DO THIS =
Exclude the pictures and reproduce the remaining data exactly as written.

:::::

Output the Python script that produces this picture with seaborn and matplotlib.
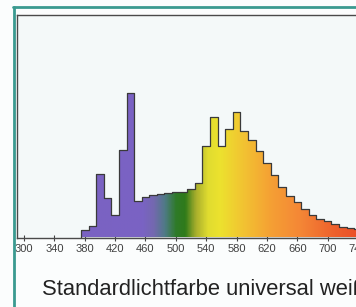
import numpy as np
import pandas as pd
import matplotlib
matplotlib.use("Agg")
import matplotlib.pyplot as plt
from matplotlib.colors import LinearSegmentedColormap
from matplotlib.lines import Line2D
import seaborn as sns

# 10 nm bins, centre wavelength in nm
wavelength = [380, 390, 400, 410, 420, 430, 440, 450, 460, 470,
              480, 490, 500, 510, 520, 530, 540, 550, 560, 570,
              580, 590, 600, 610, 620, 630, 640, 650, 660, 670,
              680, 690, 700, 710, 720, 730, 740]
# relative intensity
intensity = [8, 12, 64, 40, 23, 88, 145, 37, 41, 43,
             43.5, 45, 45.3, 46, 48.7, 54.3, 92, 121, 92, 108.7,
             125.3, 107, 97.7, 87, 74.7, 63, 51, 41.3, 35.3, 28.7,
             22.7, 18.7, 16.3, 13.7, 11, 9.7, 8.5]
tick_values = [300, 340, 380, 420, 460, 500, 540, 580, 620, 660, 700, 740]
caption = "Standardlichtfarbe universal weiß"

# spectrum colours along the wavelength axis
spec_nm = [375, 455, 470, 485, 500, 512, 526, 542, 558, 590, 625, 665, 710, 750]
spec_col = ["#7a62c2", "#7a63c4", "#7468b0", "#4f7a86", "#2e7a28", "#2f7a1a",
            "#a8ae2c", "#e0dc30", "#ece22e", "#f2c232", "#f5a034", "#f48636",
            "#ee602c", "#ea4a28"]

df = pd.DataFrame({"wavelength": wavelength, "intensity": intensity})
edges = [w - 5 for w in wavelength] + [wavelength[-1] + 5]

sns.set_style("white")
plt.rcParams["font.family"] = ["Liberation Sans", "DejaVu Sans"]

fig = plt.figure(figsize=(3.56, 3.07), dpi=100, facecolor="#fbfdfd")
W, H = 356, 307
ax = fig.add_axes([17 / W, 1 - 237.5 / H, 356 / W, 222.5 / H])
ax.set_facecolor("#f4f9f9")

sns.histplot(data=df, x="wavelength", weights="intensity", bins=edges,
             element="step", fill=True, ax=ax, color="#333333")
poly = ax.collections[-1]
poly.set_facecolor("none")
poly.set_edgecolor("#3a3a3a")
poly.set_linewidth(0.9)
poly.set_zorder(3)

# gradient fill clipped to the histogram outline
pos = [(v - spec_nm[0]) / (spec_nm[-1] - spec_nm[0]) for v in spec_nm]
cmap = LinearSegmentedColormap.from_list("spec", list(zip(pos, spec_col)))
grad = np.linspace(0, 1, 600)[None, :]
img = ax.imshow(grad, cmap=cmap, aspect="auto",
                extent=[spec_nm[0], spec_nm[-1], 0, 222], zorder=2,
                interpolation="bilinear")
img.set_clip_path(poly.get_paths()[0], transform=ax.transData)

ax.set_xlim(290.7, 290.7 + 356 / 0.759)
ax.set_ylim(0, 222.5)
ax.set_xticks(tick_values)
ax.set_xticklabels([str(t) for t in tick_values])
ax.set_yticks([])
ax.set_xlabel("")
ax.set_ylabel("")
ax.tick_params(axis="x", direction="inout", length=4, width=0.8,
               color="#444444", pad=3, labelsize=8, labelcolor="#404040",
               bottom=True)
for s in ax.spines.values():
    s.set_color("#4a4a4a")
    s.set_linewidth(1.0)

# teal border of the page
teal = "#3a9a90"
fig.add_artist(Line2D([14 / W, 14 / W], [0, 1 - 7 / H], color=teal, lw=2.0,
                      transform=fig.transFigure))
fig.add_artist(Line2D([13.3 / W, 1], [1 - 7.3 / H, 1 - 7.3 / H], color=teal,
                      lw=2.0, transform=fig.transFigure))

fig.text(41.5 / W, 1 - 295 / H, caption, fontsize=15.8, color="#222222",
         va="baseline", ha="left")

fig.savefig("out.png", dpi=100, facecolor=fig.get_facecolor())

:::::

SOLUTION BELOW =
Output the Python script that produces this picture with seaborn and matplotlib.
import numpy as np
import pandas as pd
import matplotlib
matplotlib.use("Agg")
import matplotlib.pyplot as plt
from matplotlib.colors import LinearSegmentedColormap
from matplotlib.lines import Line2D
import seaborn as sns

# 10 nm bins, centre wavelength in nm
wavelength = [380, 390, 400, 410, 420, 430, 440, 450, 460, 470,
              480, 490, 500, 510, 520, 530, 540, 550, 560, 570,
              580, 590, 600, 610, 620, 630, 640, 650, 660, 670,
              680, 690, 700, 710, 720, 730, 740]
# relative intensity
intensity = [8, 12, 64, 40, 23, 88, 145, 37, 41, 43,
             43.5, 45, 45.3, 46, 48.7, 54.3, 92, 121, 92, 108.7,
             125.3, 107, 97.7, 87, 74.7, 63, 51, 41.3, 35.3, 28.7,
             22.7, 18.7, 16.3, 13.7, 11, 9.7, 8.5]
tick_values = [300, 340, 380, 420, 460, 500, 540, 580, 620, 660, 700, 740]
caption = "Standardlichtfarbe universal weiß"

# spectrum colours along the wavelength axis
spec_nm = [375, 455, 470, 485, 500, 512, 526, 542, 558, 590, 625, 665, 710, 750]
spec_col = ["#7a62c2", "#7a63c4", "#7468b0", "#4f7a86", "#2e7a28", "#2f7a1a",
            "#a8ae2c", "#e0dc30", "#ece22e", "#f2c232", "#f5a034", "#f48636",
            "#ee602c", "#ea4a28"]

df = pd.DataFrame({"wavelength": wavelength, "intensity": intensity})
edges = [w - 5 for w in wavelength] + [wavelength[-1] + 5]

sns.set_style("white")
plt.rcParams["font.family"] = ["Liberation Sans", "DejaVu Sans"]

fig = plt.figure(figsize=(3.56, 3.07), dpi=100, facecolor="#fbfdfd")
W, H = 356, 307
ax = fig.add_axes([17 / W, 1 - 237.5 / H, 356 / W, 222.5 / H])
ax.set_facecolor("#f4f9f9")

sns.histplot(data=df, x="wavelength", weights="intensity", bins=edges,
             element="step", fill=True, ax=ax, color="#333333")
poly = ax.collections[-1]
poly.set_facecolor("none")
poly.set_edgecolor("#3a3a3a")
poly.set_linewidth(0.9)
poly.set_zorder(3)

# gradient fill clipped to the histogram outline
pos = [(v - spec_nm[0]) / (spec_nm[-1] - spec_nm[0]) for v in spec_nm]
cmap = LinearSegmentedColormap.from_list("spec", list(zip(pos, spec_col)))
grad = np.linspace(0, 1, 600)[None, :]
img = ax.imshow(grad, cmap=cmap, aspect="auto",
                extent=[spec_nm[0], spec_nm[-1], 0, 222], zorder=2,
                interpolation="bilinear")
img.set_clip_path(poly.get_paths()[0], transform=ax.transData)

ax.set_xlim(290.7, 290.7 + 356 / 0.759)
ax.set_ylim(0, 222.5)
ax.set_xticks(tick_values)
ax.set_xticklabels([str(t) for t in tick_values])
ax.set_yticks([])
ax.set_xlabel("")
ax.set_ylabel("")
ax.tick_params(axis="x", direction="inout", length=4, width=0.8,
               color="#444444", pad=3, labelsize=8, labelcolor="#404040",
               bottom=True)
for s in ax.spines.values():
    s.set_color("#4a4a4a")
    s.set_linewidth(1.0)

# teal border of the page
teal = "#3a9a90"
fig.add_artist(Line2D([14 / W, 14 / W], [0, 1 - 7 / H], color=teal, lw=2.0,
                      transform=fig.transFigure))
fig.add_artist(Line2D([13.3 / W, 1], [1 - 7.3 / H, 1 - 7.3 / H], color=teal,
                      lw=2.0, transform=fig.transFigure))

fig.text(41.5 / W, 1 - 295 / H, caption, fontsize=15.8, color="#222222",
         va="baseline", ha="left")

fig.savefig("out.png", dpi=100, facecolor=fig.get_facecolor())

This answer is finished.